The Appellant wrongly paid service tax and made an application for refund. The refund claim was rejected stating that it was filed beyond one year from the relevant date as provided under section 11B of the Central Excise Act, 1944. It was argued that the payment made was without authority of law and therefore was not barred by limitation.

Held

The Tribunal noted that in every case of refund the amount is refundable only where it is not payable, accordingly the section will not apply for the reason that it is neither service tax nor excise duty. If this is accepted then section 11B will stand redundant.
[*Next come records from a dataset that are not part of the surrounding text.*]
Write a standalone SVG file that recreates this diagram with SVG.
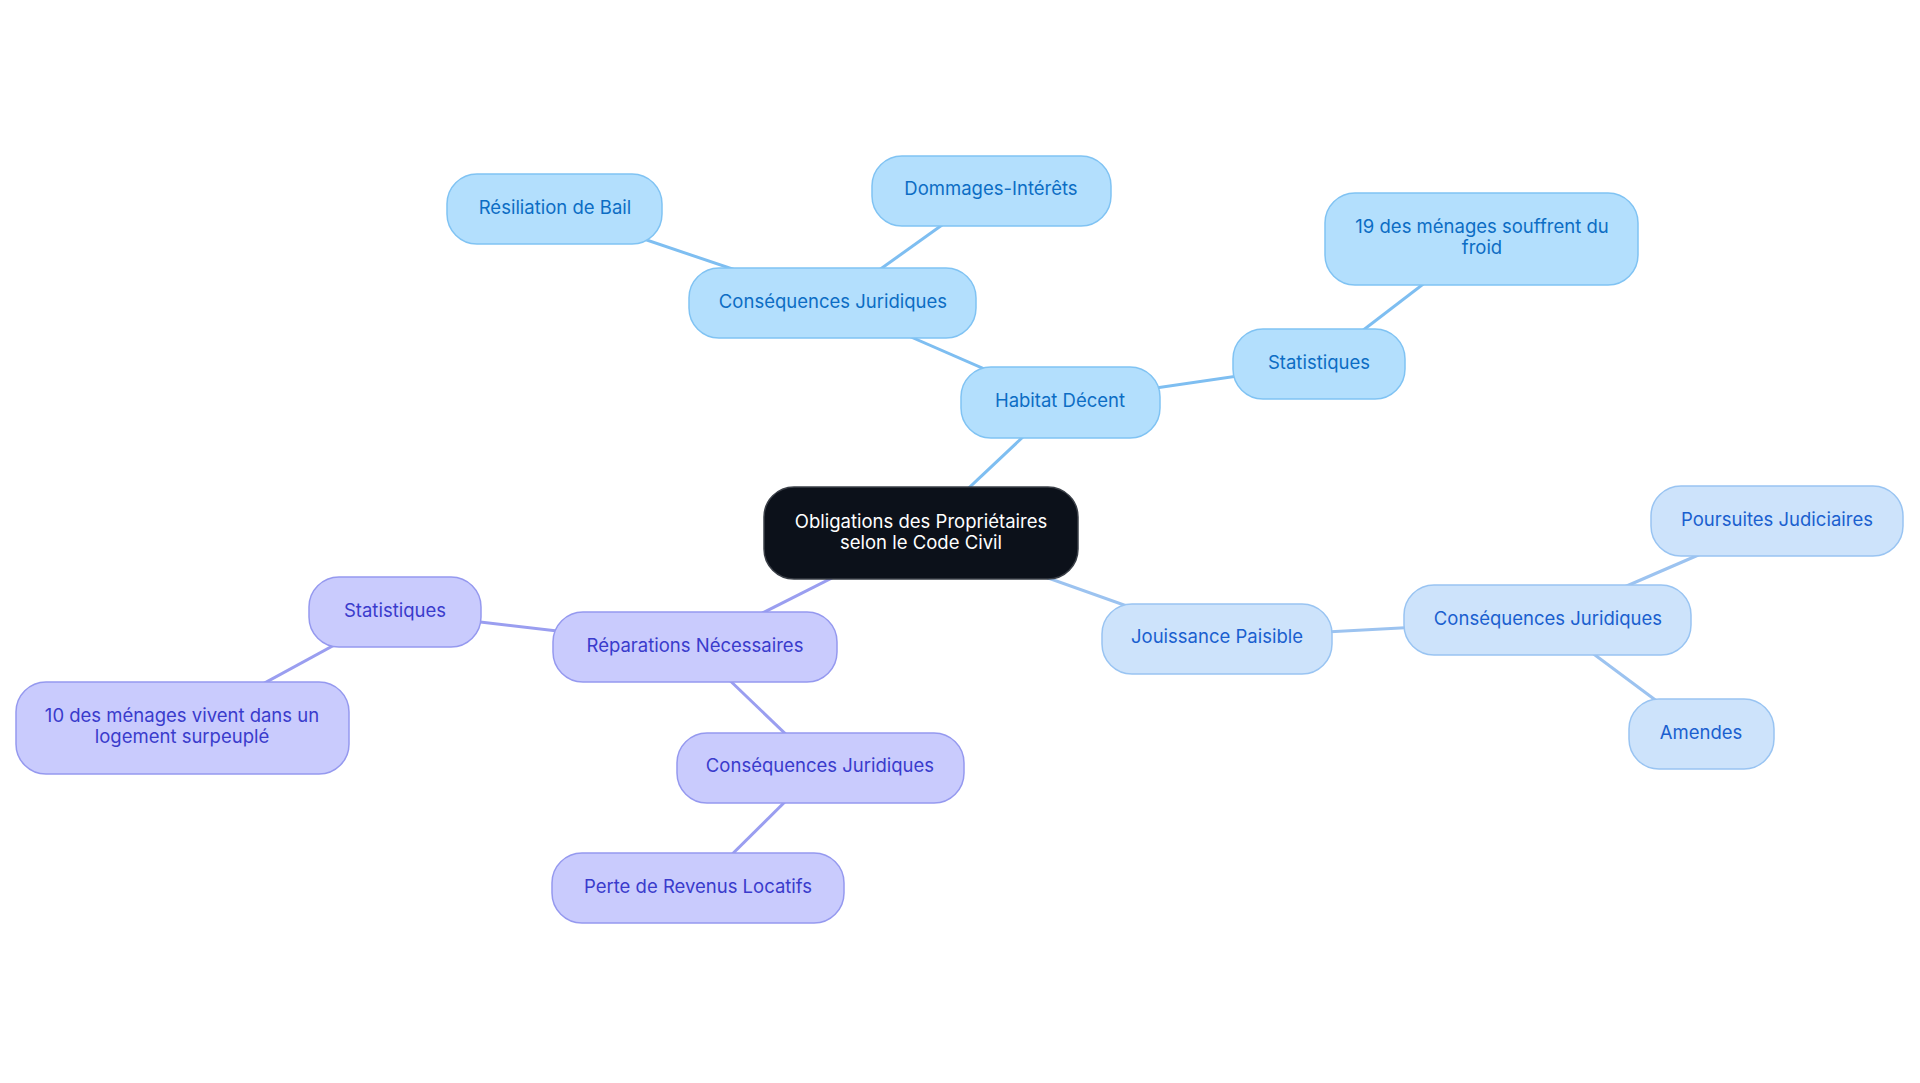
<svg xmlns="http://www.w3.org/2000/svg" width="1920" height="1083" viewBox="0 0 1920 1083">
<style>
  text { font-family: Inter, "Noto Sans", "Liberation Sans", sans-serif; font-size: 18.5px; text-anchor: middle; dominant-baseline: central; }
  .blue rect { fill: #b3dffd; stroke: #80c3f3; stroke-width: 1.5; }
  .blue text { fill: #0c6dc4; }
  .lblue rect { fill: #cde3fb; stroke: #99c4f2; stroke-width: 1.5; }
  .lblue text { fill: #1a5fcf; }
  .purple rect { fill: #c9cbfd; stroke: #9599ef; stroke-width: 1.5; }
  .purple text { fill: #3a3bcc; }
  .root rect { fill: #0c111a; stroke: #3a3f47; stroke-width: 1.5; }
  .root text { fill: #ffffff; }
  .e { fill: none; stroke-width: 3; }
  .eb { stroke: #7ebef1; }
  .el { stroke: #9cc3f0; }
  .ep { stroke: #9a9ef0; }
</style>
<rect width="1920" height="1083" fill="#ffffff"/>
<g id="connectors">
  <line class="e eb" x1="921" y1="533" x2="1060" y2="402"/>
  <line class="e eb" x1="1060" y1="402" x2="833" y2="303"/>
  <line class="e eb" x1="833" y1="303" x2="555" y2="209"/>
  <line class="e eb" x1="833" y1="303" x2="991" y2="190"/>
  <line class="e eb" x1="1060" y1="402" x2="1319" y2="364"/>
  <line class="e eb" x1="1319" y1="364" x2="1482" y2="239"/>
  <line class="e el" x1="921" y1="533" x2="1217" y2="638"/>
  <line class="e el" x1="1217" y1="638" x2="1548" y2="620"/>
  <line class="e el" x1="1548" y1="620" x2="1777" y2="521"/>
  <line class="e el" x1="1548" y1="620" x2="1701" y2="734"/>
  <line class="e ep" x1="921" y1="533" x2="695" y2="647"/>
  <line class="e ep" x1="695" y1="647" x2="395" y2="612"/>
  <line class="e ep" x1="395" y1="612" x2="182" y2="728"/>
  <line class="e ep" x1="695" y1="647" x2="820" y2="767"/>
  <line class="e ep" x1="820" y1="767" x2="698" y2="888"/>
</g>
<g id="n-root" class="root">
  <rect x="764" y="487" width="314" height="92" rx="30"/>
  <text x="921" y="521">Obligations des Propriétaires</text>
  <text x="921" y="542">selon le Code Civil</text>
</g>
<g id="n-habitat" class="blue">
  <rect x="961" y="367" width="199" height="71" rx="30"/>
  <text x="1060" y="400">Habitat Décent</text>
</g>
<g id="n-cj-top" class="blue">
  <rect x="689" y="268" width="287" height="70" rx="30"/>
  <text x="833" y="301">Conséquences Juridiques</text>
</g>
<g id="n-resiliation" class="blue">
  <rect x="447" y="174" width="215" height="70" rx="30"/>
  <text x="555" y="207">Résiliation de Bail</text>
</g>
<g id="n-dommages" class="blue">
  <rect x="872" y="156" width="239" height="70" rx="30"/>
  <text x="991" y="188">Dommages-Intérêts</text>
</g>
<g id="n-stat-top" class="blue">
  <rect x="1233" y="329" width="172" height="70" rx="30"/>
  <text x="1319" y="362">Statistiques</text>
</g>
<g id="n-19" class="blue">
  <rect x="1325" y="193" width="313" height="92" rx="30"/>
  <text x="1482" y="226">19 des ménages souffrent du</text>
  <text x="1482" y="247">froid</text>
</g>
<g id="n-jouissance" class="lblue">
  <rect x="1102" y="604" width="230" height="70" rx="30"/>
  <text x="1217" y="636">Jouissance Paisible</text>
</g>
<g id="n-cj-right" class="lblue">
  <rect x="1404" y="585" width="287" height="70" rx="30"/>
  <text x="1548" y="618">Conséquences Juridiques</text>
</g>
<g id="n-poursuites" class="lblue">
  <rect x="1651" y="486" width="252" height="70" rx="30"/>
  <text x="1777" y="519">Poursuites Judiciaires</text>
</g>
<g id="n-amendes" class="lblue">
  <rect x="1629" y="699" width="145" height="70" rx="30"/>
  <text x="1701" y="732">Amendes</text>
</g>
<g id="n-reparations" class="purple">
  <rect x="553" y="612" width="284" height="70" rx="30"/>
  <text x="695" y="645">Réparations Nécessaires</text>
</g>
<g id="n-stat-left" class="purple">
  <rect x="309" y="577" width="172" height="70" rx="30"/>
  <text x="395" y="610">Statistiques</text>
</g>
<g id="n-10" class="purple">
  <rect x="16" y="682" width="333" height="92" rx="30"/>
  <text x="182" y="715">10 des ménages vivent dans un</text>
  <text x="182" y="736">logement surpeuplé</text>
</g>
<g id="n-cj-bottom" class="purple">
  <rect x="677" y="733" width="287" height="70" rx="30"/>
  <text x="820" y="765">Conséquences Juridiques</text>
</g>
<g id="n-perte" class="purple">
  <rect x="552" y="853" width="292" height="70" rx="30"/>
  <text x="698" y="886">Perte de Revenus Locatifs</text>
</g>
</svg>
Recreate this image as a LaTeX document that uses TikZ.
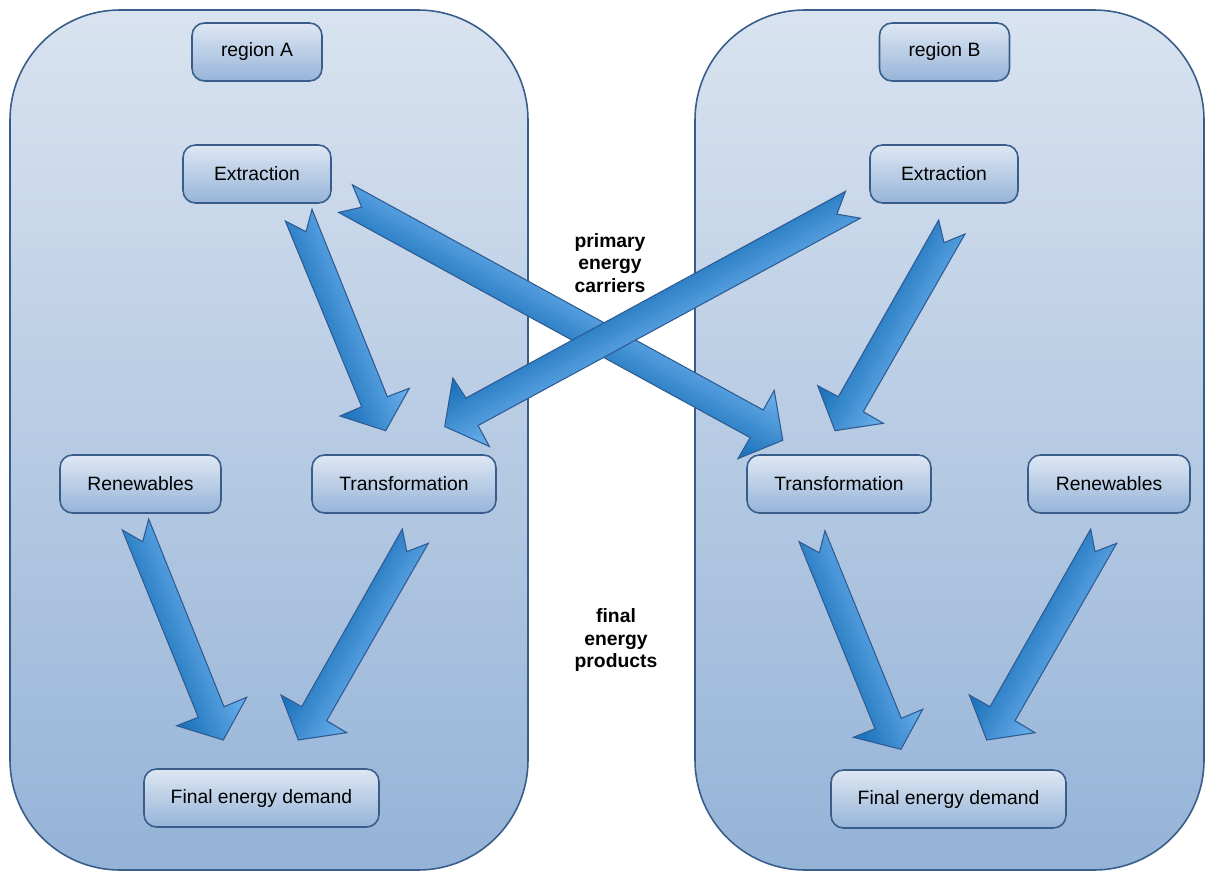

Therefore it was held that when payment is made under a particular head such as service tax, excise duty etc. the subsequent refund of the amount not payable should be treated as refund of service tax / duty only and therefore the time limitation provided under section 11B shall apply.

Note: (Readers may note that the decision has distinguished the decision of Geojit BNP Paribas Financial Services Ltd [2015-TIOL-1602-HC-KERALA-ST] reported in August-2015 issue of BCAJ, decision of Madhvi Procon P. Ltd [2015-TIOL- 87-CESTAT-AHM, Jyotsana D.Patel [2014-52 taxmann.com 255 (Mumbai-CESTAT )] referred to in February 2015 issue of BCAJ).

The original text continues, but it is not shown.